EXERCISE OBJECTIVE. Word for word, print each line of the listing below; pictures stay out.

SUPPLIED MATERIAL.
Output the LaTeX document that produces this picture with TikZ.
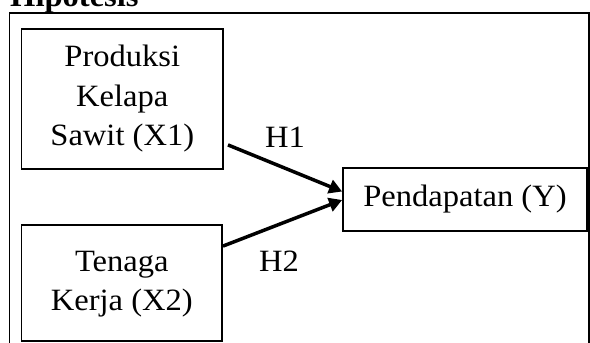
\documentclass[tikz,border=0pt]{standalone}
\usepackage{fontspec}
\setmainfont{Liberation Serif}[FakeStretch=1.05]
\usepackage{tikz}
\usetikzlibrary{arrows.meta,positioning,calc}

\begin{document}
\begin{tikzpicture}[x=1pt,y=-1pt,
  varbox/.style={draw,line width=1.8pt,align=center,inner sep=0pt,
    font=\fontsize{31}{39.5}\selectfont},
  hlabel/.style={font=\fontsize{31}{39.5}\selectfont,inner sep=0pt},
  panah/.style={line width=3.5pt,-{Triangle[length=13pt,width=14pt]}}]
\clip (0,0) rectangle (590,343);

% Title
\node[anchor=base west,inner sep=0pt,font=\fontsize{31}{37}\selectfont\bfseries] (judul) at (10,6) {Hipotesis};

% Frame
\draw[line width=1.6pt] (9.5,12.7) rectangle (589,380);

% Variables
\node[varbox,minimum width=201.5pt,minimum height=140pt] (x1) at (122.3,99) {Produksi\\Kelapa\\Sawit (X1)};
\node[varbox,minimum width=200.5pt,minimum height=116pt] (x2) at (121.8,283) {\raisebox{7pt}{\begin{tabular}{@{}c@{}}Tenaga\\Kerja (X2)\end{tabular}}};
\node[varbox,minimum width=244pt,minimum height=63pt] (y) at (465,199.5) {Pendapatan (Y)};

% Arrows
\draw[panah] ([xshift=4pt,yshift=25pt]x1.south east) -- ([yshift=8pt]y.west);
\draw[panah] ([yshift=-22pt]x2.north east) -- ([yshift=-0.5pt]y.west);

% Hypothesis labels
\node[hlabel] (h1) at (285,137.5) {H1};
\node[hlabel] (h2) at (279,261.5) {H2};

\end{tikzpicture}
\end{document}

ANSWER FOR THIS EXERCISE.
Output the LaTeX document that produces this picture with TikZ.
\documentclass[tikz,border=0pt]{standalone}
\usepackage{fontspec}
\setmainfont{Liberation Serif}[FakeStretch=1.05]
\usepackage{tikz}
\usetikzlibrary{arrows.meta,positioning,calc}

\begin{document}
\begin{tikzpicture}[x=1pt,y=-1pt,
  varbox/.style={draw,line width=1.8pt,align=center,inner sep=0pt,
    font=\fontsize{31}{39.5}\selectfont},
  hlabel/.style={font=\fontsize{31}{39.5}\selectfont,inner sep=0pt},
  panah/.style={line width=3.5pt,-{Triangle[length=13pt,width=14pt]}}]
\clip (0,0) rectangle (590,343);

% Title
\node[anchor=base west,inner sep=0pt,font=\fontsize{31}{37}\selectfont\bfseries] (judul) at (10,6) {Hipotesis};

% Frame
\draw[line width=1.6pt] (9.5,12.7) rectangle (589,380);

% Variables
\node[varbox,minimum width=201.5pt,minimum height=140pt] (x1) at (122.3,99) {Produksi\\Kelapa\\Sawit (X1)};
\node[varbox,minimum width=200.5pt,minimum height=116pt] (x2) at (121.8,283) {\raisebox{7pt}{\begin{tabular}{@{}c@{}}Tenaga\\Kerja (X2)\end{tabular}}};
\node[varbox,minimum width=244pt,minimum height=63pt] (y) at (465,199.5) {Pendapatan (Y)};

% Arrows
\draw[panah] ([xshift=4pt,yshift=25pt]x1.south east) -- ([yshift=8pt]y.west);
\draw[panah] ([yshift=-22pt]x2.north east) -- ([yshift=-0.5pt]y.west);

% Hypothesis labels
\node[hlabel] (h1) at (285,137.5) {H1};
\node[hlabel] (h2) at (279,261.5) {H2};

\end{tikzpicture}
\end{document}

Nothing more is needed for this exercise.